The mash-up vibe is a little less morally idiotic than it appeared from the movie’s advance trailers, if only because the characters come off less like digital automatons and more like half-successful cosplayers. As they bounce around in the background of every shot—and I do mean every shot; whatever assistant director was in charge of making sure the extras gave it their all really put their back on it—the droogs seem less like psychopaths on the prowl and more like collegiate dumbasses, whose girlfriends didn’t vet their costumes in advance. The collisions between properties don’t create anything akin to the memorable (and carefully negotiated) meeting between Bugs Bunny and Mickey Mouse in Who Framed Roger Rabbit?, instead serving as toys crammed onto the same shelf willy-nilly, displaying nothing but the fact of their ownership.

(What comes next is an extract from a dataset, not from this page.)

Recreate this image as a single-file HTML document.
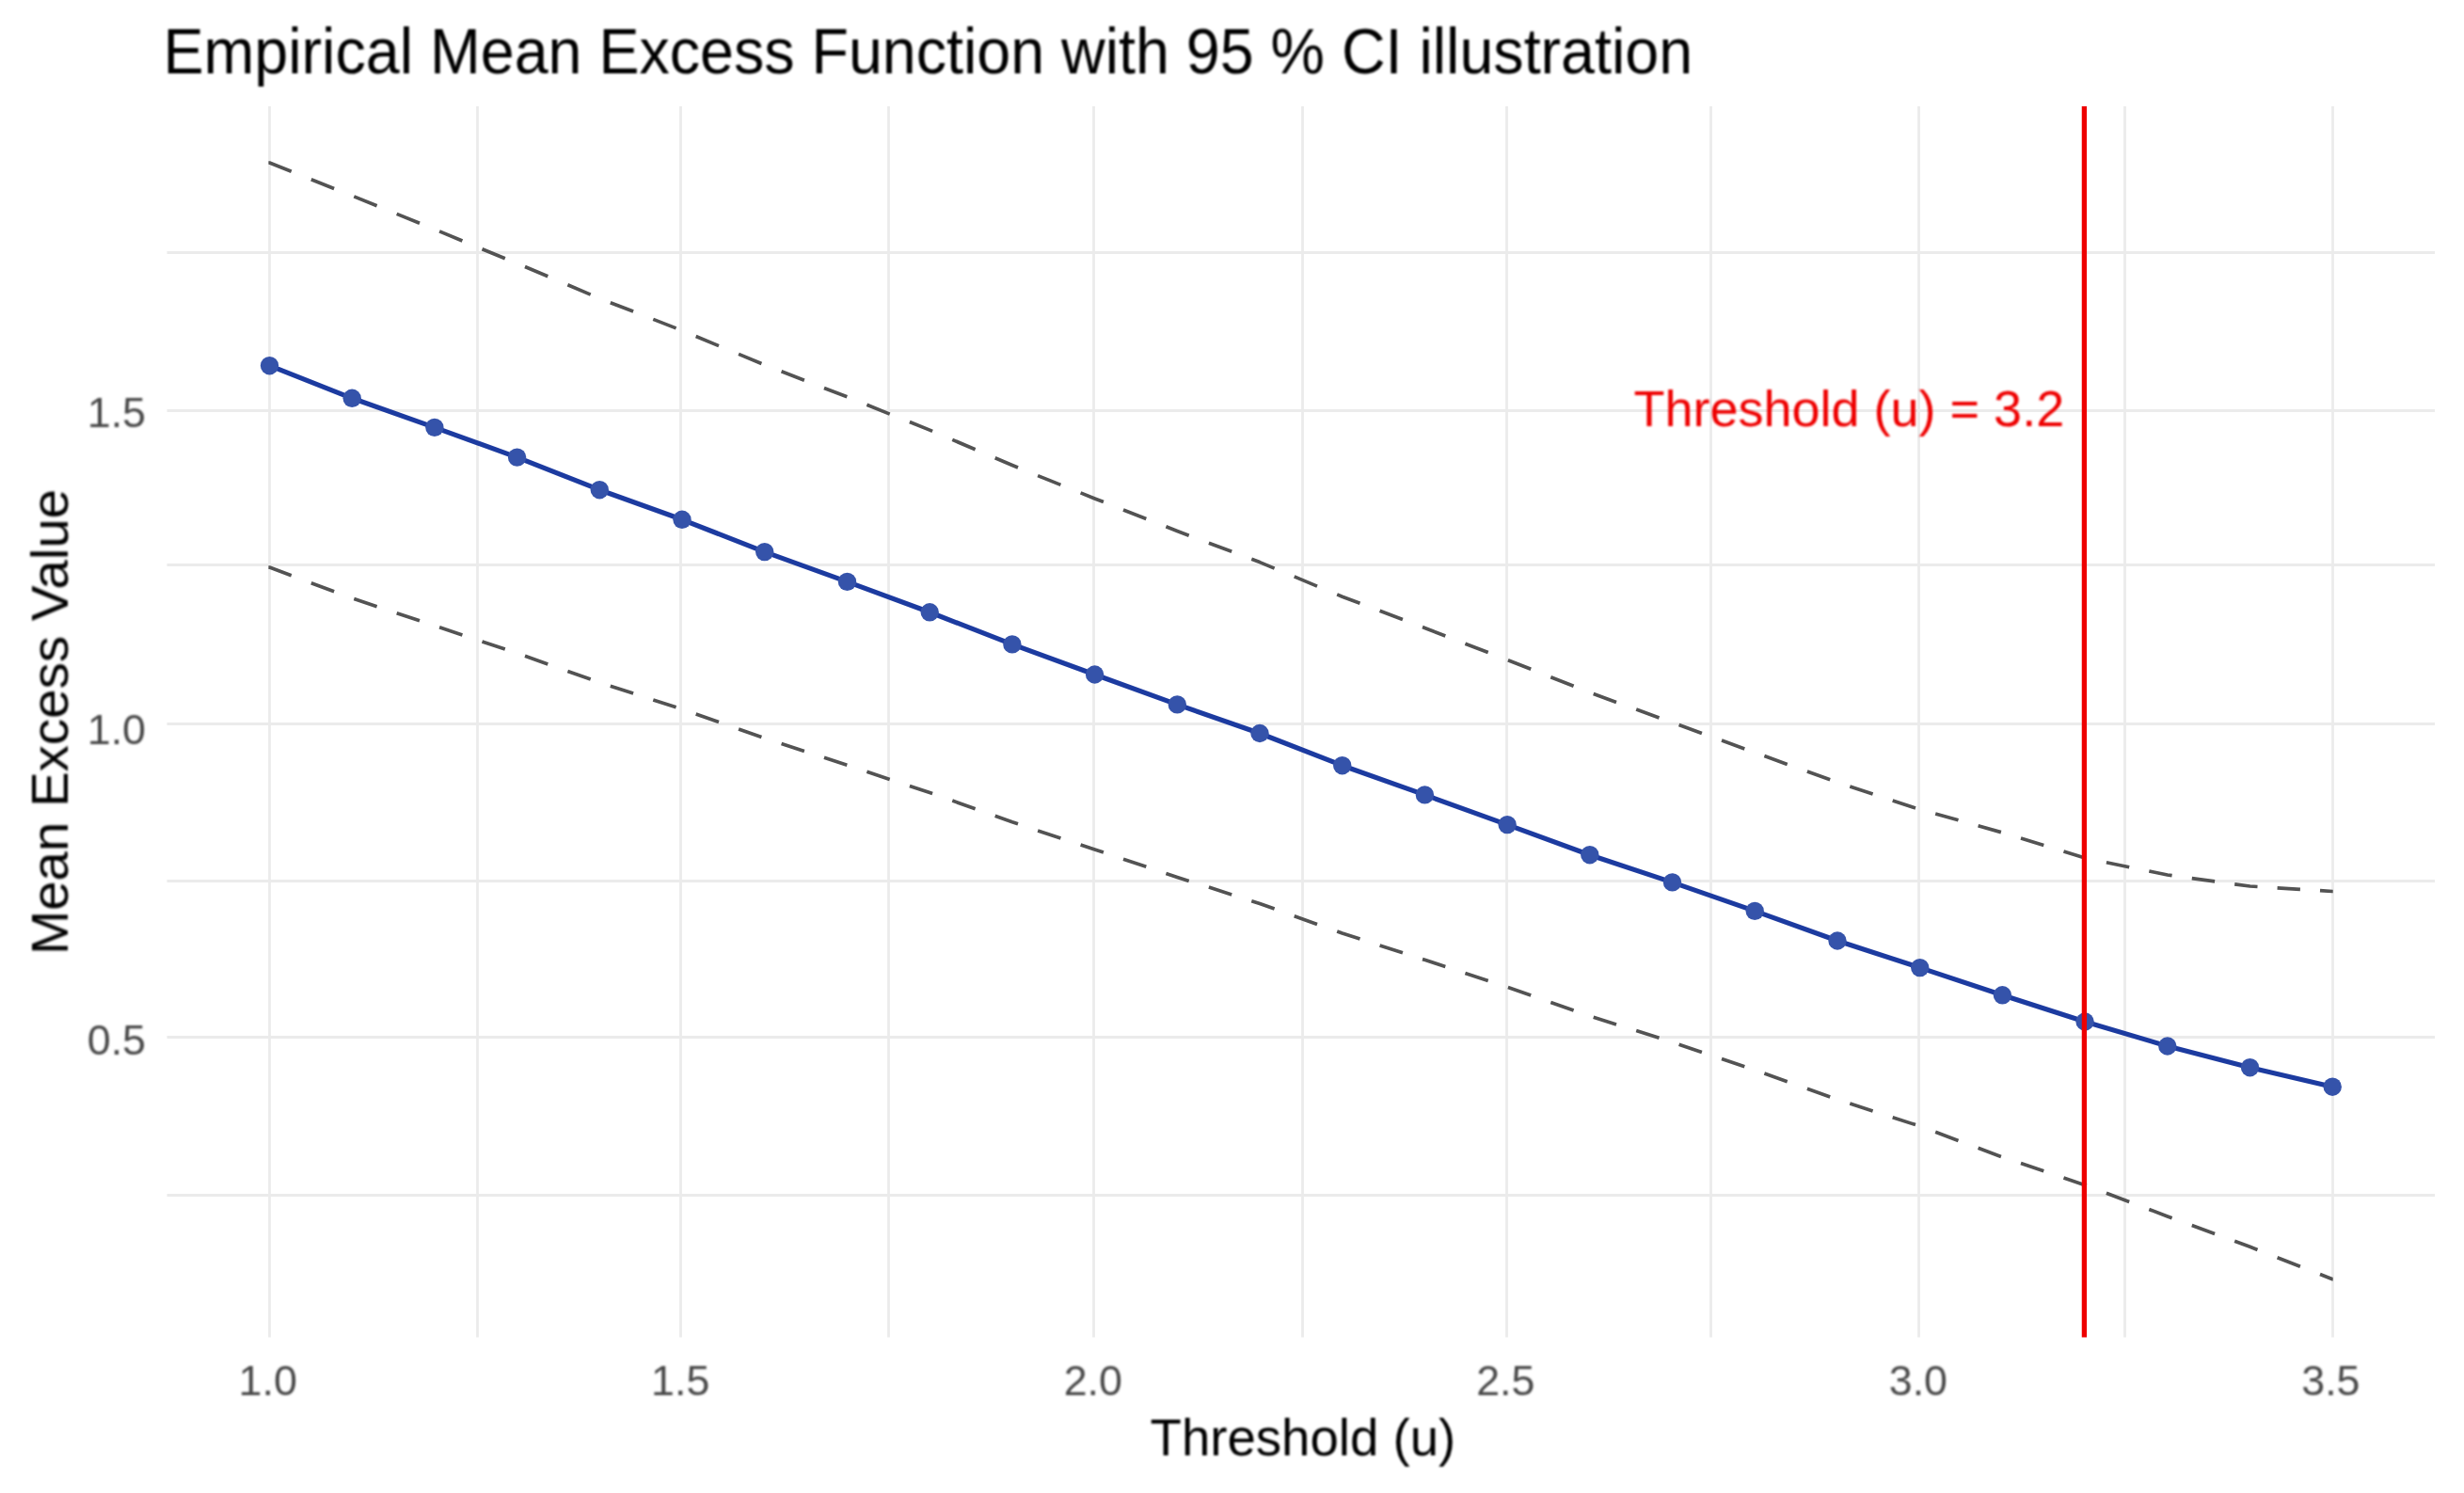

The only place where those brands actually co-exist in reality—the only place where the sprawling holdings of what was then WarnerMedia and is now Warner Bros. Discovery can claim any core identity—is on the company’s streaming service HBO Max, where the new Space Jam is not coincidentally making its debut. (It’s also technically in movie theaters, but Warner Bros. doesn’t own those.)

A New Legacy is much slicker and more appealing than the original Space Jam, in no small part because James is approximately 50 times the actor Jordan is. But it’s also because corporations handing a bag of unrelated IP and ordering screenwriters to come up with a story around them is the template for most studio filmmaking now, if not all of contemporary existence. In the first Space Jam, Michael Jordan is a spokesperson for brands, a position lampooned when Wayne Knight’s publicist character urges him to “get your Hanes on, lace up your Nikes, grab your Wheaties and your Gatorade.” But in 2021, Lebron James is a brand unto himself, complete with his own logo, and the titular legacy refers both to the franchise reboot and the passing of the torch to James’ real-life son—who, in the movie, chooses to seek his future not on the basketball court but as a video-game designer. It’s standard sequel practice to flip the original’s script, but that this one involves the main character getting sucked into the Looney Tunes’ world rather than them invading ours seems only too fitting. We all live in the serververse now.